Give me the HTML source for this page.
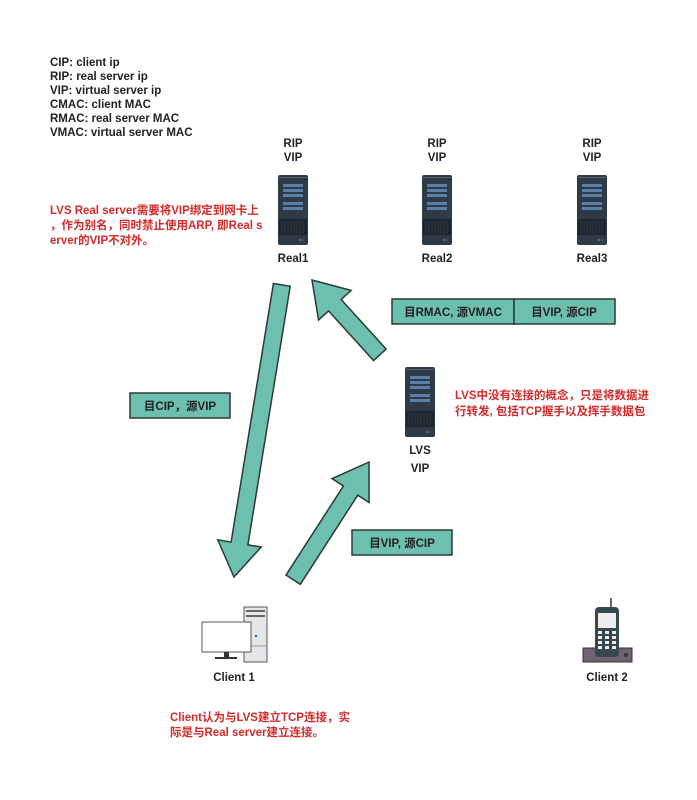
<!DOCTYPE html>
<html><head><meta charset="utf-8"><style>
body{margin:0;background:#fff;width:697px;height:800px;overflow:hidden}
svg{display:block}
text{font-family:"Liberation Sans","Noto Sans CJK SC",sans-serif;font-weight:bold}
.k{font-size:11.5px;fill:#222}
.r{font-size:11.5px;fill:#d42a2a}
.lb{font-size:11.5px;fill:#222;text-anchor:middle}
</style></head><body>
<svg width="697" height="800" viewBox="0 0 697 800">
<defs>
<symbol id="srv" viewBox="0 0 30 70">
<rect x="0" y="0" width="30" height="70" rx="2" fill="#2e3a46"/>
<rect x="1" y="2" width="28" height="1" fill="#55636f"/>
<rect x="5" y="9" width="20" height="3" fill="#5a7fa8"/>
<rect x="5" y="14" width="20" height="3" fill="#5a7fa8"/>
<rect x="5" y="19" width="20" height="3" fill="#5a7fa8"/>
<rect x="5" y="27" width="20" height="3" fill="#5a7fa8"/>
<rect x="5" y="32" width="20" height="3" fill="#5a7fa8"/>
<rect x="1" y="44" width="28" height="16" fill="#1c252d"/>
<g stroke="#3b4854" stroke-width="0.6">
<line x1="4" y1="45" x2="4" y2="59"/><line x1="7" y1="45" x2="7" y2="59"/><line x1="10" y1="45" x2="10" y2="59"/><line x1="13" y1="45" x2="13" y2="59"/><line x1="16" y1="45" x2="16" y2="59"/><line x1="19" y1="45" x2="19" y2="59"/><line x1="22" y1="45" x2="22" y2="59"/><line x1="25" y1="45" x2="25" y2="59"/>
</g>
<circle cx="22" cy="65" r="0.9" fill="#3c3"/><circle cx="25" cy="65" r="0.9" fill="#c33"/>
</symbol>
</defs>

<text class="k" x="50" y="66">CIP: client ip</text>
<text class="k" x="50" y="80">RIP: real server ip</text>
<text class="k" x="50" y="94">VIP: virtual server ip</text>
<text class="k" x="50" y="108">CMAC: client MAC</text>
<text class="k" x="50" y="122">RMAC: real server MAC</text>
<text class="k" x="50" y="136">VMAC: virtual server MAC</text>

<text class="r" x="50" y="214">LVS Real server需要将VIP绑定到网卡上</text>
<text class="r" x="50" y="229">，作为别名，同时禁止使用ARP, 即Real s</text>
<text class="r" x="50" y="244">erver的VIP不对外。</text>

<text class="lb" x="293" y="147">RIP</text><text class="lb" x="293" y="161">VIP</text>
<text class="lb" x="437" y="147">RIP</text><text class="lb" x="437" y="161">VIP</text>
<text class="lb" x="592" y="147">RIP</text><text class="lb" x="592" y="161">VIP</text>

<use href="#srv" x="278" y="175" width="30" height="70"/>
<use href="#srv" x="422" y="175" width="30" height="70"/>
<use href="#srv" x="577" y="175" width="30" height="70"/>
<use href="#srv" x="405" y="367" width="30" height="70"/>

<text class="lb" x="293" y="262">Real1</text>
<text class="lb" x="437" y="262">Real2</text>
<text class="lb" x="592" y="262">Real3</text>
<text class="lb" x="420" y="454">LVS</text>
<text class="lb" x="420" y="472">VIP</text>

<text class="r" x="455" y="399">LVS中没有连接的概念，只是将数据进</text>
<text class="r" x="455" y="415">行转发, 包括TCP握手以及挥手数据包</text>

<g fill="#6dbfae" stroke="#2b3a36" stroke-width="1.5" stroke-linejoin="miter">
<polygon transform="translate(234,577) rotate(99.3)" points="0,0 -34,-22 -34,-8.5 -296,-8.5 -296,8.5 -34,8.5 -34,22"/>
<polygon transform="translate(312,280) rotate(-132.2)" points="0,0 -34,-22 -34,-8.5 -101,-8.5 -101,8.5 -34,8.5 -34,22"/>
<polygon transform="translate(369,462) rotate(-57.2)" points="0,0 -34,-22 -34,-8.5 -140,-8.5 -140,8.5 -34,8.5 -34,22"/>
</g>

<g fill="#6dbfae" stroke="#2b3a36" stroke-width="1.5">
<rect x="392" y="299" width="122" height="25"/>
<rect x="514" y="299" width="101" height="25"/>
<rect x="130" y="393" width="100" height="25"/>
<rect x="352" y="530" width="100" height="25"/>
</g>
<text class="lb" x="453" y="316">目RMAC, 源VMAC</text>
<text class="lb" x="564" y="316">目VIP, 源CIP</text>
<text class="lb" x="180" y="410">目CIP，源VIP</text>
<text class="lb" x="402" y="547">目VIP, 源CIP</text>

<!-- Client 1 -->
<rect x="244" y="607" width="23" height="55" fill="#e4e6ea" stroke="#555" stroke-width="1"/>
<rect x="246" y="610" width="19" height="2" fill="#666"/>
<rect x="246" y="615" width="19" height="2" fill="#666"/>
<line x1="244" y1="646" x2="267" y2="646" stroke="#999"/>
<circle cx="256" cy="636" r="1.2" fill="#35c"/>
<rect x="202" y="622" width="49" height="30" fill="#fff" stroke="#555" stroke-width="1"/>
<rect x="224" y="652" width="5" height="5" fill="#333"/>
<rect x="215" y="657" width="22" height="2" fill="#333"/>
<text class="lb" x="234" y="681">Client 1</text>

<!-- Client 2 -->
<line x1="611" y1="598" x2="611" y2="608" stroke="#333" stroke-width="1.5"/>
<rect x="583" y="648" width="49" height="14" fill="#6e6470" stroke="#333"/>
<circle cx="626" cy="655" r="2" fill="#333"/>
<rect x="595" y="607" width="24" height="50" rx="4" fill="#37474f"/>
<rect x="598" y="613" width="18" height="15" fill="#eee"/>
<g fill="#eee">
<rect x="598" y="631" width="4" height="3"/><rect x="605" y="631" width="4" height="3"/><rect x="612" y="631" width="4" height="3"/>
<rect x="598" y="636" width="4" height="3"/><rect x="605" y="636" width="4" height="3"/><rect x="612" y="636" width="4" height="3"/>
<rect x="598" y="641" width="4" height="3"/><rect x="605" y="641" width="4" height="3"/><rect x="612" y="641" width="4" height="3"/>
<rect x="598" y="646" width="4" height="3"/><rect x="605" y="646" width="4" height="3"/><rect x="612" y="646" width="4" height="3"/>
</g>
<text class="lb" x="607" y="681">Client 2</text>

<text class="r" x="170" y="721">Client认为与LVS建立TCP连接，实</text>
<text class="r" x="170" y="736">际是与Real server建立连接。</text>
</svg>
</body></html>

◇ ◇ ◇ ◇ ◇ ◇ ◇

To be done >> Images should not appear in the copy; retype the listing above exactly.

Solution to this exercise >>
Give me the HTML source for this page.
<!DOCTYPE html>
<html><head><meta charset="utf-8"><style>
body{margin:0;background:#fff;width:697px;height:800px;overflow:hidden}
svg{display:block}
text{font-family:"Liberation Sans","Noto Sans CJK SC",sans-serif;font-weight:bold}
.k{font-size:11.5px;fill:#222}
.r{font-size:11.5px;fill:#d42a2a}
.lb{font-size:11.5px;fill:#222;text-anchor:middle}
</style></head><body>
<svg width="697" height="800" viewBox="0 0 697 800">
<defs>
<symbol id="srv" viewBox="0 0 30 70">
<rect x="0" y="0" width="30" height="70" rx="2" fill="#2e3a46"/>
<rect x="1" y="2" width="28" height="1" fill="#55636f"/>
<rect x="5" y="9" width="20" height="3" fill="#5a7fa8"/>
<rect x="5" y="14" width="20" height="3" fill="#5a7fa8"/>
<rect x="5" y="19" width="20" height="3" fill="#5a7fa8"/>
<rect x="5" y="27" width="20" height="3" fill="#5a7fa8"/>
<rect x="5" y="32" width="20" height="3" fill="#5a7fa8"/>
<rect x="1" y="44" width="28" height="16" fill="#1c252d"/>
<g stroke="#3b4854" stroke-width="0.6">
<line x1="4" y1="45" x2="4" y2="59"/><line x1="7" y1="45" x2="7" y2="59"/><line x1="10" y1="45" x2="10" y2="59"/><line x1="13" y1="45" x2="13" y2="59"/><line x1="16" y1="45" x2="16" y2="59"/><line x1="19" y1="45" x2="19" y2="59"/><line x1="22" y1="45" x2="22" y2="59"/><line x1="25" y1="45" x2="25" y2="59"/>
</g>
<circle cx="22" cy="65" r="0.9" fill="#3c3"/><circle cx="25" cy="65" r="0.9" fill="#c33"/>
</symbol>
</defs>

<text class="k" x="50" y="66">CIP: client ip</text>
<text class="k" x="50" y="80">RIP: real server ip</text>
<text class="k" x="50" y="94">VIP: virtual server ip</text>
<text class="k" x="50" y="108">CMAC: client MAC</text>
<text class="k" x="50" y="122">RMAC: real server MAC</text>
<text class="k" x="50" y="136">VMAC: virtual server MAC</text>

<text class="r" x="50" y="214">LVS Real server需要将VIP绑定到网卡上</text>
<text class="r" x="50" y="229">，作为别名，同时禁止使用ARP, 即Real s</text>
<text class="r" x="50" y="244">erver的VIP不对外。</text>

<text class="lb" x="293" y="147">RIP</text><text class="lb" x="293" y="161">VIP</text>
<text class="lb" x="437" y="147">RIP</text><text class="lb" x="437" y="161">VIP</text>
<text class="lb" x="592" y="147">RIP</text><text class="lb" x="592" y="161">VIP</text>

<use href="#srv" x="278" y="175" width="30" height="70"/>
<use href="#srv" x="422" y="175" width="30" height="70"/>
<use href="#srv" x="577" y="175" width="30" height="70"/>
<use href="#srv" x="405" y="367" width="30" height="70"/>

<text class="lb" x="293" y="262">Real1</text>
<text class="lb" x="437" y="262">Real2</text>
<text class="lb" x="592" y="262">Real3</text>
<text class="lb" x="420" y="454">LVS</text>
<text class="lb" x="420" y="472">VIP</text>

<text class="r" x="455" y="399">LVS中没有连接的概念，只是将数据进</text>
<text class="r" x="455" y="415">行转发, 包括TCP握手以及挥手数据包</text>

<g fill="#6dbfae" stroke="#2b3a36" stroke-width="1.5" stroke-linejoin="miter">
<polygon transform="translate(234,577) rotate(99.3)" points="0,0 -34,-22 -34,-8.5 -296,-8.5 -296,8.5 -34,8.5 -34,22"/>
<polygon transform="translate(312,280) rotate(-132.2)" points="0,0 -34,-22 -34,-8.5 -101,-8.5 -101,8.5 -34,8.5 -34,22"/>
<polygon transform="translate(369,462) rotate(-57.2)" points="0,0 -34,-22 -34,-8.5 -140,-8.5 -140,8.5 -34,8.5 -34,22"/>
</g>

<g fill="#6dbfae" stroke="#2b3a36" stroke-width="1.5">
<rect x="392" y="299" width="122" height="25"/>
<rect x="514" y="299" width="101" height="25"/>
<rect x="130" y="393" width="100" height="25"/>
<rect x="352" y="530" width="100" height="25"/>
</g>
<text class="lb" x="453" y="316">目RMAC, 源VMAC</text>
<text class="lb" x="564" y="316">目VIP, 源CIP</text>
<text class="lb" x="180" y="410">目CIP，源VIP</text>
<text class="lb" x="402" y="547">目VIP, 源CIP</text>

<!-- Client 1 -->
<rect x="244" y="607" width="23" height="55" fill="#e4e6ea" stroke="#555" stroke-width="1"/>
<rect x="246" y="610" width="19" height="2" fill="#666"/>
<rect x="246" y="615" width="19" height="2" fill="#666"/>
<line x1="244" y1="646" x2="267" y2="646" stroke="#999"/>
<circle cx="256" cy="636" r="1.2" fill="#35c"/>
<rect x="202" y="622" width="49" height="30" fill="#fff" stroke="#555" stroke-width="1"/>
<rect x="224" y="652" width="5" height="5" fill="#333"/>
<rect x="215" y="657" width="22" height="2" fill="#333"/>
<text class="lb" x="234" y="681">Client 1</text>

<!-- Client 2 -->
<line x1="611" y1="598" x2="611" y2="608" stroke="#333" stroke-width="1.5"/>
<rect x="583" y="648" width="49" height="14" fill="#6e6470" stroke="#333"/>
<circle cx="626" cy="655" r="2" fill="#333"/>
<rect x="595" y="607" width="24" height="50" rx="4" fill="#37474f"/>
<rect x="598" y="613" width="18" height="15" fill="#eee"/>
<g fill="#eee">
<rect x="598" y="631" width="4" height="3"/><rect x="605" y="631" width="4" height="3"/><rect x="612" y="631" width="4" height="3"/>
<rect x="598" y="636" width="4" height="3"/><rect x="605" y="636" width="4" height="3"/><rect x="612" y="636" width="4" height="3"/>
<rect x="598" y="641" width="4" height="3"/><rect x="605" y="641" width="4" height="3"/><rect x="612" y="641" width="4" height="3"/>
<rect x="598" y="646" width="4" height="3"/><rect x="605" y="646" width="4" height="3"/><rect x="612" y="646" width="4" height="3"/>
</g>
<text class="lb" x="607" y="681">Client 2</text>

<text class="r" x="170" y="721">Client认为与LVS建立TCP连接，实</text>
<text class="r" x="170" y="736">际是与Real server建立连接。</text>
</svg>
</body></html>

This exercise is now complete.